The league didn’t know exactly what happened with Hunt because it didn’t want to know.

The only reason the NFL didn’t know what happened with Kareem Hunt at his Cleveland hotel residence is that it didn’t want to, in ESPN’s analysis.

Following the offseason incident which was captured on a video later released by TMZ, Hunt went to the Kansas City Chiefs and gave his version of what happened. The team then talked to the NFL about it and were given assurances the league would look into it.

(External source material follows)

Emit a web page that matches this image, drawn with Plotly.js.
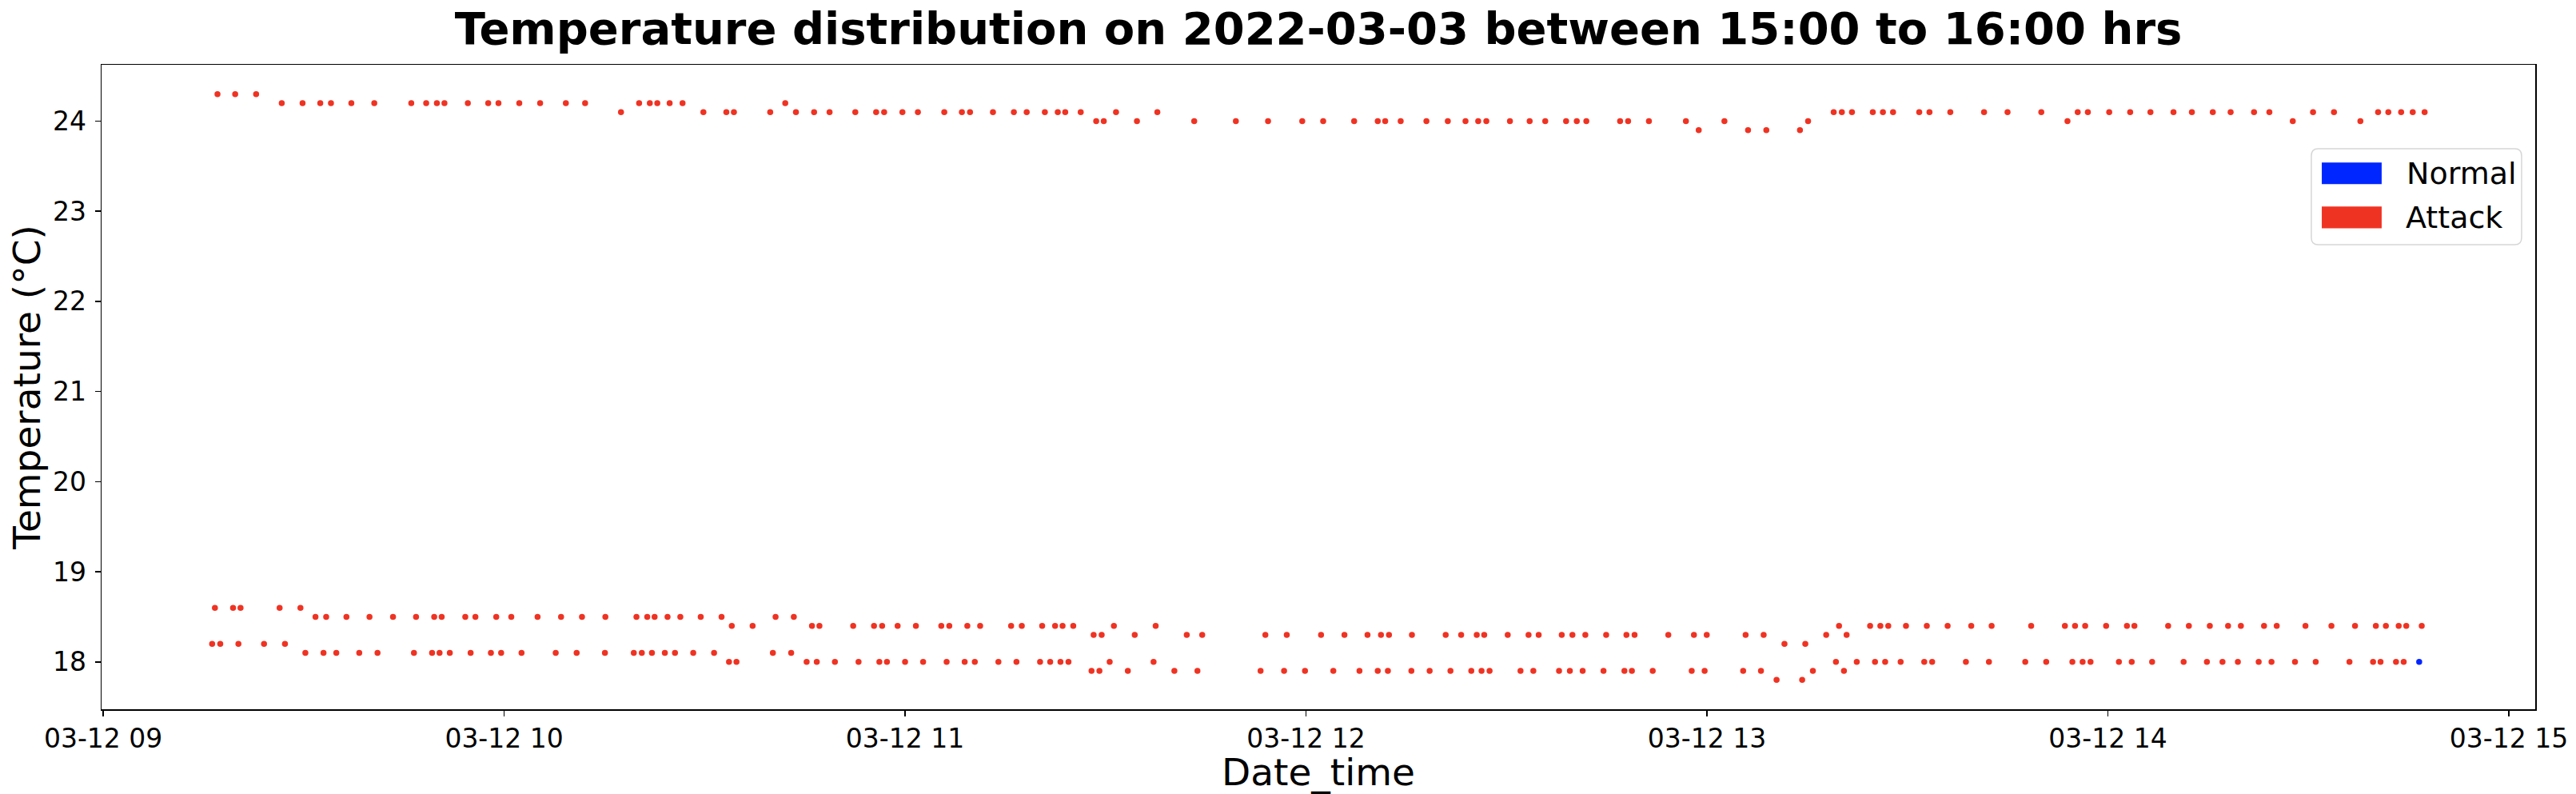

The league then made a halfhearted attempt to get the video of the February incident and interview the victims. The hotel denied the league’s request and the victim also declined to talk, so the NFL apparently gave up. Incredibly, Hunt was not even interviewed and went on to play 11 games this season before the bombshell TMZ post.

“It should surprise me, but it doesn’t,” National Coalition Against Violent Athletes founder Kathy Redmond told ESPN. “These are non-investigations. It goes back to willful ignorance, and arrogance and hubris on the part of the NFL. It feels like everything the NFL does is on the surface, and to address PR and the brand they have to protect.”

On Sunday morning, Hunt attempted to explain his actions and did eventually apologize to the woman in the video. “You can’t really explain it,” Hunt said. “The video shows it. I was in the wrong. I’m not that type of person. I’m really disappointed and embarrassed in myself.”

While he won’t play the rest of this season, Hunt could be back in the NFL as soon as next year — unless enough people make it clear they will no longer support the league with their cash if it continues to give players like Hunt multiple chances.

“Fans are culpable in this as well,” she said. “If they wanted something different, they’d demand it. But we move on, and the NFL likes that we do, because the games provide an escape. We can’t escape anymore. We have to confront this.”